# Troph Tank without Substrate



## rphox2003 (Aug 30, 2018)

Hi,

When I had Mbunas, they were constantly digging in the substrate, creating huge piles in some places and exposed glass in others. But my Trophs don't seem to spend much time at the bottom of the tank and don't dig at all.

So my question: Has anybody ever tried a Troph tank without substrate? I would think it would be much easier to keep clean, which would improve water quality. Just wondering the pros and cons.

TIA


----------



## DJRansome (Oct 29, 2005)

Not a tropheus tank. I don't find them easier to clean. Same amount of waste and on top of that algae on the glass.


----------



## noddy (Nov 20, 2006)

Tropheus will eat sand in order to assist in digestion. Similar to a Goby.


----------



## rphox2003 (Aug 30, 2018)

noddy said:


> Tropheus will eat sand in order to assist in digestion. Similar to a Goby.

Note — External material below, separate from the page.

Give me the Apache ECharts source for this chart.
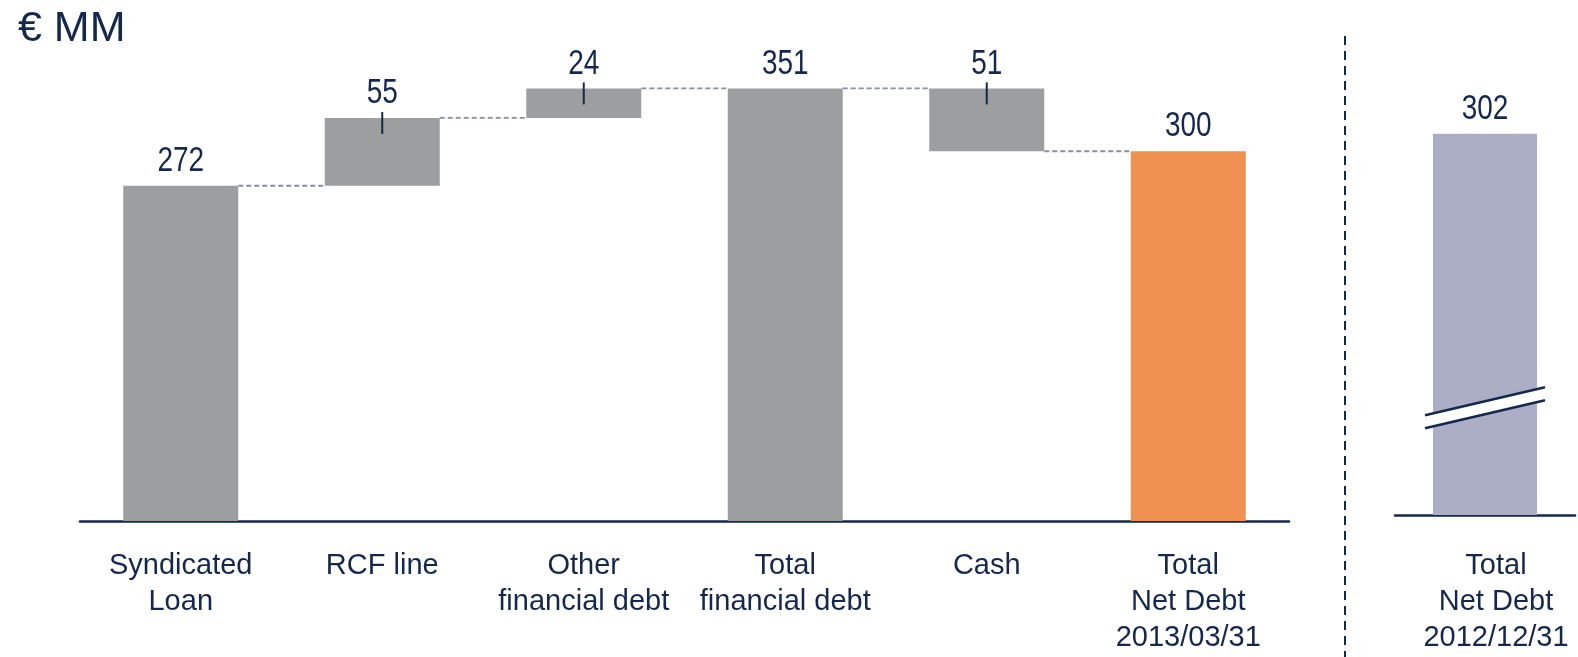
<!DOCTYPE html>
<html>
<head>
<meta charset="utf-8">
<script src="https://cdn.jsdelivr.net/npm/echarts@6/dist/echarts.min.js"></script>
<style>
html,body{margin:0;padding:0;background:#fff;}
#chart{width:1578px;height:657px;}
</style>
</head>
<body>
<div id="chart"></div>
<script>
// ---- data ----
const categories = ['Syndicated\nLoan', 'RCF line', 'Other\nfinancial debt', 'Total\nfinancial debt', 'Cash', 'Total\nNet Debt\n2013/03/31'];
const values = [272, 55, 24, 351, 51, 300];
const kinds = ['total', 'up', 'up', 'total', 'down', 'total'];
const priorCategories = ['Total\nNet Debt\n2012/12/31'];
const priorValues = [302];
const breakAt = [85];

// ---- derived waterfall ----
const bases = [];
const levels = [];
let run = 0;
values.forEach((v, i) => {
  if (kinds[i] === 'total') { bases.push(0); run = v; }
  else if (kinds[i] === 'up') { bases.push(run); run += v; }
  else { run -= v; bases.push(run); }
  levels.push(run);
});
const connectorData = levels.slice(0, -1).map((l, i) => [i, l]);
const tickData = [];
values.forEach((v, i) => { if (kinds[i] !== 'total') tickData.push([i, bases[i] + v]); });
const labelData = values.map((v, i) => [i, bases[i] + v, v]);
const priorLabelData = priorValues.map((v, i) => [i, v, v]);

const NAVY = '#14284E';
const GRAY = '#9D9EA0';
const ORANGE = '#F09151';
const LAVENDER = '#ABAEC4';
const BW = 115;
const BW2 = 104;
const REG = '"Liberation Sans", Arial, sans-serif';

const valueLabel = (params, api) => {
  const p = api.coord([api.value(0), api.value(1)]);
  return {
    type: 'text', x: p[0], y: p[1] - 7, scaleX: 0.8,
    style: {
      text: String(api.value(2)), fill: NAVY, fontSize: 35, fontFamily: REG,
      align: 'center', verticalAlign: 'bottom'
    }
  };
};

const chart = echarts.init(document.getElementById('chart'));
chart.setOption({
  animation: false,
  backgroundColor: '#fff',
  title: {
    text: '€ MM', left: 13, top: 3,
    textStyle: { color: NAVY, fontSize: 43, fontWeight: 'normal', fontFamily: REG }
  },
  grid: [
    { left: 80, right: 289, top: 28, bottom: 136 },
    { left: 1395, right: 3, top: 10, bottom: 142 }
  ],
  xAxis: [
    {
      type: 'category', gridIndex: 0, data: categories,
      axisLine: { lineStyle: { color: NAVY, width: 2.5 } },
      axisTick: { show: false },
      axisLabel: { color: NAVY, fontSize: 29, lineHeight: 36, margin: 27, fontFamily: REG, interval: 0 }
    },
    {
      type: 'category', gridIndex: 1, data: priorCategories,
      axisLine: { lineStyle: { color: NAVY, width: 2.5 } },
      axisTick: { show: false },
      axisLabel: { color: NAVY, fontSize: 29, lineHeight: 36, margin: 33, fontFamily: REG, padding: [0, 0, 0, 22] }
    }
  ],
  yAxis: [
    { type: 'value', gridIndex: 0, min: 0, max: 400, show: false },
    { type: 'value', gridIndex: 1, min: 0, max: 400, show: false }
  ],
  series: [
    {
      type: 'bar', xAxisIndex: 0, yAxisIndex: 0, stack: 'w', barWidth: BW, silent: true,
      itemStyle: { color: 'rgba(0,0,0,0)' },
      data: bases
    },
    {
      type: 'bar', xAxisIndex: 0, yAxisIndex: 0, stack: 'w', barWidth: BW,
      itemStyle: { color: p => (p.dataIndex === values.length - 1 ? ORANGE : GRAY) },
      data: values
    },
    {
      type: 'custom', xAxisIndex: 0, yAxisIndex: 0, silent: true, z: 7,
      data: labelData,
      renderItem: valueLabel
    },
    {
      type: 'custom', xAxisIndex: 0, yAxisIndex: 0, silent: true, z: 5,
      data: connectorData,
      renderItem: (params, api) => {
        const a = api.coord([api.value(0), api.value(1)]);
        const b = api.coord([api.value(0) + 1, api.value(1)]);
        return {
          type: 'line',
          shape: { x1: a[0] + BW / 2, y1: a[1], x2: b[0] - BW / 2, y2: a[1] },
          style: { stroke: '#8590A6', lineWidth: 1.8, lineDash: [5, 3] }
        };
      }
    },
    {
      type: 'custom', xAxisIndex: 0, yAxisIndex: 0, silent: true, z: 6,
      data: tickData,
      renderItem: (params, api) => {
        const a = api.coord([api.value(0), api.value(1)]);
        return {
          type: 'line',
          shape: { x1: a[0], y1: a[1] - 6, x2: a[0], y2: a[1] + 16 },
          style: { stroke: NAVY, lineWidth: 2 }
        };
      }
    },
    {
      type: 'bar', xAxisIndex: 1, yAxisIndex: 1, barWidth: BW2,
      itemStyle: { color: LAVENDER },
      data: priorValues
    },
    {
      type: 'custom', xAxisIndex: 1, yAxisIndex: 1, silent: true, z: 7,
      data: priorLabelData,
      renderItem: valueLabel
    },
    {
      type: 'custom', xAxisIndex: 1, yAxisIndex: 1, silent: true, z: 6,
      data: breakAt.map(v => [0, v]),
      renderItem: (params, api) => {
        const c = api.coord([api.value(0), api.value(1)]);
        const k = 0.233, gap = 6.5, xl = c[0] - 60, xr = c[0] + 60;
        const yu = x => c[1] - gap - (x - c[0]) * k;
        const yd = x => c[1] + gap - (x - c[0]) * k;
        return {
          type: 'group',
          children: [
            { type: 'polygon', shape: { points: [[xl, yu(xl)], [xr, yu(xr)], [xr, yd(xr)], [xl, yd(xl)]] }, style: { fill: '#fff' } },
            { type: 'line', shape: { x1: xl, y1: yu(xl), x2: xr, y2: yu(xr) }, style: { stroke: NAVY, lineWidth: 2.5 } },
            { type: 'line', shape: { x1: xl, y1: yd(xl), x2: xr, y2: yd(xr) }, style: { stroke: NAVY, lineWidth: 2.5 } }
          ]
        };
      }
    }
  ],
  graphic: [
    {
      type: 'line', silent: true,
      shape: { x1: 1345, y1: 36, x2: 1345, y2: 657 },
      style: { stroke: NAVY, lineWidth: 2, lineDash: [9, 6] }
    }
  ]
});
</script>
</body>
</html>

Did not know that. I have 21 Trophs (15 Moorii Katato Sunspot and 6 Duboisi Halembe) and one Gobi Eretmodus cyanostictus Kasanga. No sand though. My substrate is very, very, very small grain though. I tried sand for a while with Mbunas but had too many problems with my filters.

I still think I might try it for a while. If nothing else, it will give me a chance to put in some fresh gravel, clean the rocks and give the tank a good cleaning.


----------



## DJRansome (Oct 29, 2005)

Don't do fine sand. Pool filter sand is a even 20 grain particle that is heavy enough not to be swept up by your filters and to drop back down out of the Python.


----------



## rphox2003 (Aug 30, 2018)

DJRansome said:


> Don't do fine sand. Pool filter sand is a even 20 grain particle that is heavy enough not to be swept up by your filters and to drop back down out of the Python.


Thanks. But I meant that I think I'll try no substrate and see how it goes.


----------